An audio system is just that, a system. The overall performance of a system will be determined not by a single component, but by the synergy of the entire system. A well designed audio system will be greater than the sum of its parts.
To create a soundstage that has both depth and detail requires a system that does everything well, but that does not necessarily mean it must be esoteric in quality or price. "Mid-fi" is a subjective term that will mean different things to different people. I have heard what I consider "mid-fi" systems that sound amazingly good. However, at this level, careful component matching becomes even more important because, as they say, a chain is only as strong as its weakest link.
The most often overlooked component in an audio system is the room. When discussing soundstage, the room becomes, perhaps, the most important component. No electronics or speakers, no matter how expensive, can overcome poor acoustics. On the other hand, what might be deemed a mediocre, or "mid-fi", system can be made to sound much better than the quality of the components in the system if it is properly set up in an acoustic space that allows for optimal soundstaging.
I say no, because I consider imaging more a product of timing(when the signal from the stereo pair arrive at the listener).
However, I do think it affects accuracy(although I know you didn't ask about that), because as Obi mentioned, a warmer sound usually involves a roll-off of HF info.
I used to think that all warm sounding amps had rolled off upper frequencies, however, lately, I've been messing with a tubed headphone amp. IMO, using a headphone removes some of the other contaminants which can make careful listening somewhat harder. The amp I am testing came with a set of tubes which emphasized a midrange bloom. That sounds kinda pleasing for some music, but has me wanting for the lower distortion, and the treble and low end bang that I like too. So, I've been swapping different tubes in and out of this thing and have very suprised how differently the amp sounds with different tubes. Recently, Nick Dangerous from Dallas sent me one of his tubes from his now sold amp like mine. Instantly, I could tell the difference. The upper treble was there, not pronounced, yet not hidden. The low end was also appropriately present. Bass was fast, and not blurred into the surrounding freqs. Yet, the lush midrange, which is making me start to really like tubed amps, was still there. So, now I believe that warm, detailed, and full range CAN exist in am amp or preamp!

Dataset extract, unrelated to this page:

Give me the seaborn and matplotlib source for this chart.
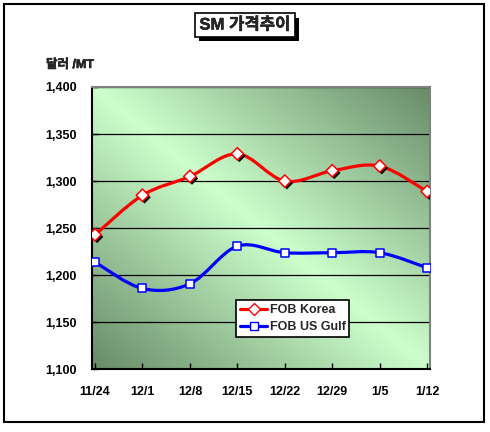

Good point Robert about system synergy. I guess I am naive in focussing only on one component. I should be looking at the whole system.
I would consider it possible, Saurav, but not as likely. It is especially easy to detect when you are comparing products and one particular range is out of balance.
It is much more common for speaker manufacturers to boost the upper midrange frequencies, so when someone is exposed to a more neutral speaker through the entire range(mid-range & treble), it sounds like the treble is accentuated, when in fact it is not--the mid-range is just not "drowning it out."
I agree though that alot of it is relative.
It's a great topic for discussion, Aslam, since we are all coming from different places due to our personal preferences and experiences with different equipment.
Links and references, please Also, what was the associated equipment, and what kind of music was played? I would assume that the salesman would have ensured that the situation would be one that would adequately stress the Yamaha integrated?